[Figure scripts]
=======

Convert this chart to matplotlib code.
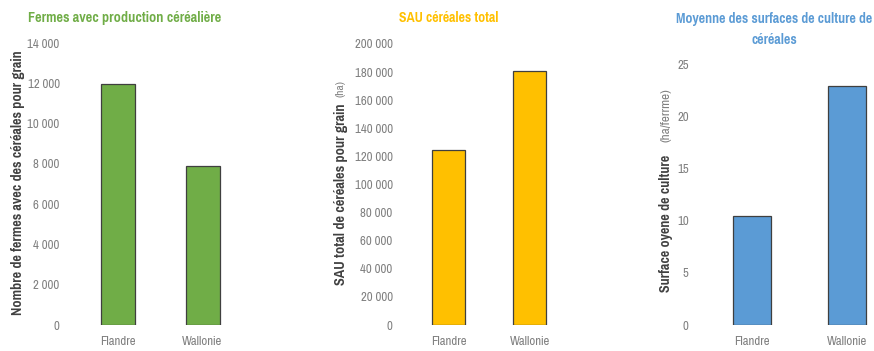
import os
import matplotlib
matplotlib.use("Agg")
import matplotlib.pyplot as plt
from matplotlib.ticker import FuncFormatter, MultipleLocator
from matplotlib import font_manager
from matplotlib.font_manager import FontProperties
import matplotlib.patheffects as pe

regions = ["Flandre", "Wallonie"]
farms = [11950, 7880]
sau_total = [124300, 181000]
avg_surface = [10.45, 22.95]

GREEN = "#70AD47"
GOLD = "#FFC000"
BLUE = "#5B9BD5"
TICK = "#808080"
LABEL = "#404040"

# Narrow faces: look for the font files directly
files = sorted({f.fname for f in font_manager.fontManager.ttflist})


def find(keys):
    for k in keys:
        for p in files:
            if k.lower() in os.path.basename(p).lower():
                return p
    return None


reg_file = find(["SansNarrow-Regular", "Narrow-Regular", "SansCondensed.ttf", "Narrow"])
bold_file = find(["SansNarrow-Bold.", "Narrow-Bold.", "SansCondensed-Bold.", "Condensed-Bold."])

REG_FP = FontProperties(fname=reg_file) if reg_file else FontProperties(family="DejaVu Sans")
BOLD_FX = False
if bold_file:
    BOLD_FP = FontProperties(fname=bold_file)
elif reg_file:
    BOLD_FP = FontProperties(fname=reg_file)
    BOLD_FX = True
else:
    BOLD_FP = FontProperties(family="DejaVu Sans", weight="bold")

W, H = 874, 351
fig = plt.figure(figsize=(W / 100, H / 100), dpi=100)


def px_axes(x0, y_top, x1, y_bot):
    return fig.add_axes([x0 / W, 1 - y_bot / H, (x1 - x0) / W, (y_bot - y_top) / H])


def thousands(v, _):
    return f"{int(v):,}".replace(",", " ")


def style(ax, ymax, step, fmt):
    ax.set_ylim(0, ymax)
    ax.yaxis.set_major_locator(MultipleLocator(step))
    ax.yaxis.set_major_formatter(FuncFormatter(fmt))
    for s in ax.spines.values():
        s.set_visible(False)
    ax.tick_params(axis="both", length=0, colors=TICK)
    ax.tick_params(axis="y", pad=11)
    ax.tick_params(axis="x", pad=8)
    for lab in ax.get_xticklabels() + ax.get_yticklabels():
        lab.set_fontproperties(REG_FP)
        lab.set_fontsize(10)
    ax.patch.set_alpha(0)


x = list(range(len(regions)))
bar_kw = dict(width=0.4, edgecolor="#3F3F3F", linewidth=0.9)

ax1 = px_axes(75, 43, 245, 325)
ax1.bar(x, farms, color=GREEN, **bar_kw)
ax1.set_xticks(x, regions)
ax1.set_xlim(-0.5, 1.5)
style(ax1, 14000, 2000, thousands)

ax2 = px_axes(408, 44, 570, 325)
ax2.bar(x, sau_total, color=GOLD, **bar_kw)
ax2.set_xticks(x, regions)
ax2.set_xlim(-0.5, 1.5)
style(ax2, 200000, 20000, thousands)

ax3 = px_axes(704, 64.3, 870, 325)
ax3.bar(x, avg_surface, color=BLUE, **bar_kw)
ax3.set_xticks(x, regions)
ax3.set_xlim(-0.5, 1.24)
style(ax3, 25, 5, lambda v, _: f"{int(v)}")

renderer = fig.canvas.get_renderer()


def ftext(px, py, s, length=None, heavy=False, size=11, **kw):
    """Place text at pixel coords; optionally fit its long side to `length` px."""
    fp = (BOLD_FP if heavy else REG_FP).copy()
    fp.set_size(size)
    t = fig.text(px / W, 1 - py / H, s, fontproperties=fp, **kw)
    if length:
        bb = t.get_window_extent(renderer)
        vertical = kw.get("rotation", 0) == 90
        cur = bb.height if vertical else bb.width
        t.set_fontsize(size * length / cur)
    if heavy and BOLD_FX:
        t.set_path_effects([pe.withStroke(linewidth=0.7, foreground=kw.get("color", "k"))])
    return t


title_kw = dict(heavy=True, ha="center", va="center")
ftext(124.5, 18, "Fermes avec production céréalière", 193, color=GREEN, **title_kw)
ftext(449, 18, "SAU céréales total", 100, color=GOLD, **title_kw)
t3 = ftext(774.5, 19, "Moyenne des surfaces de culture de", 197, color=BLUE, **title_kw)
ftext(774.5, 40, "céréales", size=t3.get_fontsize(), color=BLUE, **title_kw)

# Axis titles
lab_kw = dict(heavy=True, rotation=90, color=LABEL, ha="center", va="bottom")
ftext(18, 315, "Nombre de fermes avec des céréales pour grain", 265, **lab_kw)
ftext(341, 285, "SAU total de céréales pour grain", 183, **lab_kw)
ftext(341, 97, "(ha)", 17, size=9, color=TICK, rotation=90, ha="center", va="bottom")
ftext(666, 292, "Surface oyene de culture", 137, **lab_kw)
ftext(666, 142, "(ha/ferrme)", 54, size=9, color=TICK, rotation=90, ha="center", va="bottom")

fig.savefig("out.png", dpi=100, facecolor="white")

=======

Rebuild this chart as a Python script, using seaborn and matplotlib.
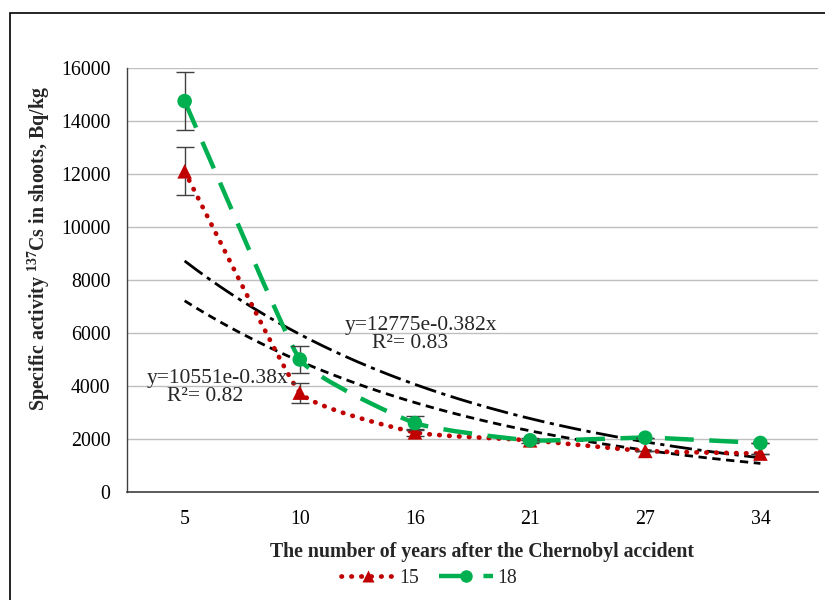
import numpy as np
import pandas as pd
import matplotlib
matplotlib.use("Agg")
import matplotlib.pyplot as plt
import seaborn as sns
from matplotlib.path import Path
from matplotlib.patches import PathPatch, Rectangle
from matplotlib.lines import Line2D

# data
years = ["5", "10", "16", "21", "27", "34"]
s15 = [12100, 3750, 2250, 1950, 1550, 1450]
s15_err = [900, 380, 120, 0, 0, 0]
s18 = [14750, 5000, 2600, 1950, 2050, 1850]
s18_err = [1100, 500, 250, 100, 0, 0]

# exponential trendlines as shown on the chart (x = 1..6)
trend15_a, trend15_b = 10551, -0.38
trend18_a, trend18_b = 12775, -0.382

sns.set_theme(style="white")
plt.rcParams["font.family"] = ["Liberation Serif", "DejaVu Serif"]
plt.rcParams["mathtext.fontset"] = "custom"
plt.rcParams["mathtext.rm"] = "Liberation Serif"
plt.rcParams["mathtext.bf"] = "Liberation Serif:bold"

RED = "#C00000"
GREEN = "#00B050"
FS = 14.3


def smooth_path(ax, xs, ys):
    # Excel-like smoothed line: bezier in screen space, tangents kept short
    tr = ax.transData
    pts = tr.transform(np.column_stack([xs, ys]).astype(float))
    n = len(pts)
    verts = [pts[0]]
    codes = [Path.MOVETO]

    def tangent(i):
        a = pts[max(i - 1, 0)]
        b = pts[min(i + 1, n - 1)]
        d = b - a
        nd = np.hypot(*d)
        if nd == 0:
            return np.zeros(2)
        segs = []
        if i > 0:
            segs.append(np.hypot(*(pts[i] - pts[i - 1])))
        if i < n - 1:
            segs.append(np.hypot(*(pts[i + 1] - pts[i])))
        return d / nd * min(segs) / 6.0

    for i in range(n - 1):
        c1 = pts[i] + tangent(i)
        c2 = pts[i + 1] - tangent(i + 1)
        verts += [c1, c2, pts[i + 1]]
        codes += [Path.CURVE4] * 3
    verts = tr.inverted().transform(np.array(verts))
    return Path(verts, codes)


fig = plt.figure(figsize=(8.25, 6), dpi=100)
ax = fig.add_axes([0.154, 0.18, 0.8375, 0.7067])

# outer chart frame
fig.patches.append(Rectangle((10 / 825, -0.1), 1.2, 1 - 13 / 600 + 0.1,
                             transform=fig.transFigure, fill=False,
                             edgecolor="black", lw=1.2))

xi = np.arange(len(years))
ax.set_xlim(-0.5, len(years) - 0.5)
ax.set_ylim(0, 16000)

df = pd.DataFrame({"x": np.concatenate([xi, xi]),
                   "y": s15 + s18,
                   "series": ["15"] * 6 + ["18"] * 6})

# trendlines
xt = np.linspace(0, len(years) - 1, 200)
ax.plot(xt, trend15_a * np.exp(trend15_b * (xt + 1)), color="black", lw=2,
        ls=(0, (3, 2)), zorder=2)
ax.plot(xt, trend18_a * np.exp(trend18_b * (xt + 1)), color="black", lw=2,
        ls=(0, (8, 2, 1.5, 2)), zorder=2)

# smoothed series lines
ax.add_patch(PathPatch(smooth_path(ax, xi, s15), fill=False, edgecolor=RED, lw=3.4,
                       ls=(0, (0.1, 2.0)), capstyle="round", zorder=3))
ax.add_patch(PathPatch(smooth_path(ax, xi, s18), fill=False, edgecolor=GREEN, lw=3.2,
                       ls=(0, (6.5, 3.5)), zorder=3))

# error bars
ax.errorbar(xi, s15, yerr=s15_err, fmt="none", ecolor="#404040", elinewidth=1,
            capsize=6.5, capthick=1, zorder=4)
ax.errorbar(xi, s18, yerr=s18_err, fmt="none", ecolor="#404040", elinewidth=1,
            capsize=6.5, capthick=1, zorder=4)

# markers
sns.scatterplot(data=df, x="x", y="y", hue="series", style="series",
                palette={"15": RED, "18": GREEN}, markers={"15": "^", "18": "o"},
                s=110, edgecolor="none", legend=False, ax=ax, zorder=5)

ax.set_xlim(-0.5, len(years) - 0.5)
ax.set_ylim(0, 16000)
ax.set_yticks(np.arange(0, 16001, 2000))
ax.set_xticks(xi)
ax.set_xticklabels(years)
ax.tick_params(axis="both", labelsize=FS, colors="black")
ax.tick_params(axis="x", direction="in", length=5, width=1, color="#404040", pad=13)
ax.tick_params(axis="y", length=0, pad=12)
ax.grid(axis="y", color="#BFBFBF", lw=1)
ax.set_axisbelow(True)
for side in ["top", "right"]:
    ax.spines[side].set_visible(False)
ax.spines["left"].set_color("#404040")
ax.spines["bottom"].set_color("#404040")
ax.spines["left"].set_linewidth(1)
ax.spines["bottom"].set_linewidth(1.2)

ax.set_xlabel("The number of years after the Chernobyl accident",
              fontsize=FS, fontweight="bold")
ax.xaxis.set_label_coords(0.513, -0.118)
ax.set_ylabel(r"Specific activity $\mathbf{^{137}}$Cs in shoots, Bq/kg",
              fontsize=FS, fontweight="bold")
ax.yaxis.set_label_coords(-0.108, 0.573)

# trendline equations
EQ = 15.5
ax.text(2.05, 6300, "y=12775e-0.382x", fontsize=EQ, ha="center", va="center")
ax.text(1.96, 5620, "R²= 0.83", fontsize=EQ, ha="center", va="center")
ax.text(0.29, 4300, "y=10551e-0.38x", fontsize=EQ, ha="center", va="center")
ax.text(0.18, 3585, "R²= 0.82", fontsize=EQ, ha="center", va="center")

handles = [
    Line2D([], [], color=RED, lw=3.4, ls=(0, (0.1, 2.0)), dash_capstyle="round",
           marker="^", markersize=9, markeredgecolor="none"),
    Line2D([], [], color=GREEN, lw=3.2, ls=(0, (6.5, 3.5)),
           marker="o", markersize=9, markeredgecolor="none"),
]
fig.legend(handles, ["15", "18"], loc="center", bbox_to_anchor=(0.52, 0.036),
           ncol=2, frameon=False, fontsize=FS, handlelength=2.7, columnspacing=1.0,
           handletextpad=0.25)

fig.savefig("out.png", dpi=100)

=======

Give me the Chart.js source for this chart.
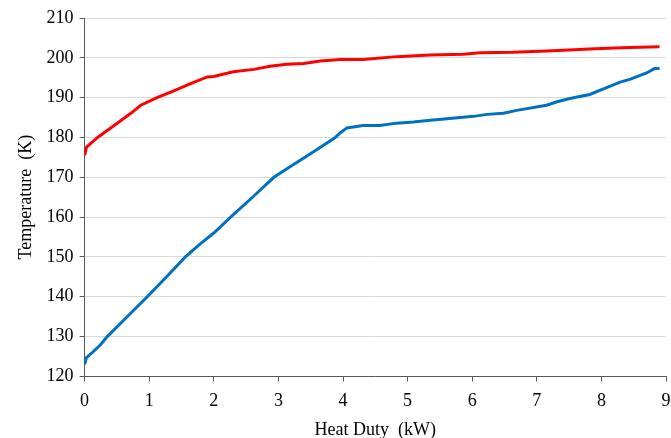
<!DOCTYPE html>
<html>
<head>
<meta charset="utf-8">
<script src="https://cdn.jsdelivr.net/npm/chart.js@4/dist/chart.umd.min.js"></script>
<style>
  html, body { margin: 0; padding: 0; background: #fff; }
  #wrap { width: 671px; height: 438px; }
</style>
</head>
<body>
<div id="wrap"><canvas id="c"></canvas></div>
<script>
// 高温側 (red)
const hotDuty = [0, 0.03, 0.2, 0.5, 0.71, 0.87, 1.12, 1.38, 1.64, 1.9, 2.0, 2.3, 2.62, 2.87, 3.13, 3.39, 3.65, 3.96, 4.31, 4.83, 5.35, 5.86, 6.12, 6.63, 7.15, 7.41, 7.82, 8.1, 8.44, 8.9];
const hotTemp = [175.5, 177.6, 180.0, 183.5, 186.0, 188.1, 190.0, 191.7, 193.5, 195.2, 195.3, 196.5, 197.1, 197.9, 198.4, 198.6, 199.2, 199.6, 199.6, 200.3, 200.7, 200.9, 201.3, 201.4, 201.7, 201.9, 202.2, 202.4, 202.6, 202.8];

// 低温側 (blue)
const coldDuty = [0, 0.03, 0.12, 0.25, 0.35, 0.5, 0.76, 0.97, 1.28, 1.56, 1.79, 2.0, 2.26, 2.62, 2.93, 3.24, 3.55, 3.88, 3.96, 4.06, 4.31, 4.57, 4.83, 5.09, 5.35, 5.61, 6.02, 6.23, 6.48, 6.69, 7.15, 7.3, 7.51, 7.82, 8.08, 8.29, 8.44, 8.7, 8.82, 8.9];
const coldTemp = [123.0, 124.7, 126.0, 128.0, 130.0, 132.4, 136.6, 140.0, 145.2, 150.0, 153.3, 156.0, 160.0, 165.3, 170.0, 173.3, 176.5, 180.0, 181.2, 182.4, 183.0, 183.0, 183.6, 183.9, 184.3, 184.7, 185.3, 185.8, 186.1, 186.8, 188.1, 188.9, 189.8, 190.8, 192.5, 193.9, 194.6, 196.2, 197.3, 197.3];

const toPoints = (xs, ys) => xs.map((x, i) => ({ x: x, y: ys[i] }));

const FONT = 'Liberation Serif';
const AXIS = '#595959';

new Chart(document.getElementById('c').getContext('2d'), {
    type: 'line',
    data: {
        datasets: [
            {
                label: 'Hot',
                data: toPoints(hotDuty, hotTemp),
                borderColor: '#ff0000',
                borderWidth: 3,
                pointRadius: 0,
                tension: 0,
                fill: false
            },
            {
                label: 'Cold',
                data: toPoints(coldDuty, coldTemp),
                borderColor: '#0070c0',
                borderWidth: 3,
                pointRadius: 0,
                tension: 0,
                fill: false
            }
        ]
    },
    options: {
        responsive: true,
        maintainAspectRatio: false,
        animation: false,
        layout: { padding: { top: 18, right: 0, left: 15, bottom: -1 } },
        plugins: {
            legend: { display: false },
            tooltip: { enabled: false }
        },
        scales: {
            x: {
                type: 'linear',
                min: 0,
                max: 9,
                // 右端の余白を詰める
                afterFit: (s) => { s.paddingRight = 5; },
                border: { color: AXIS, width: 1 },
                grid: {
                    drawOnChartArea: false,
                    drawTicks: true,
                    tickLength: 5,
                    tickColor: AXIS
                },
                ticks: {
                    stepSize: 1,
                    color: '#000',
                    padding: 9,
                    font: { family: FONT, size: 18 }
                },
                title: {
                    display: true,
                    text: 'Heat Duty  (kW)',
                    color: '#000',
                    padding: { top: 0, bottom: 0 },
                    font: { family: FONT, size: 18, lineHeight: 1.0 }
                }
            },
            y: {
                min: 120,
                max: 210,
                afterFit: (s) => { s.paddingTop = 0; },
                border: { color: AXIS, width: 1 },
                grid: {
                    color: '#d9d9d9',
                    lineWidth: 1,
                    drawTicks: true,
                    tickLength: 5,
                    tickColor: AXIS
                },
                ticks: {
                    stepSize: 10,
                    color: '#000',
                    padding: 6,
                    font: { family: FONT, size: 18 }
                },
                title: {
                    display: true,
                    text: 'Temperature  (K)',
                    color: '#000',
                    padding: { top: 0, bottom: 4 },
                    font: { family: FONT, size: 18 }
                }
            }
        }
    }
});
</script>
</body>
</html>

=======

■ **EXERCISE OBJECTIVE**
Write out again exactly the lines above from the one with "Convert this chart to matplotlib code." through the one with "import matplotlib.patheffects as pe", adding no other lines and no pictures.

■ **FULL OUTPUT**
Convert this chart to matplotlib code.
import os
import matplotlib
matplotlib.use("Agg")
import matplotlib.pyplot as plt
from matplotlib.ticker import FuncFormatter, MultipleLocator
from matplotlib import font_manager
from matplotlib.font_manager import FontProperties
import matplotlib.patheffects as pe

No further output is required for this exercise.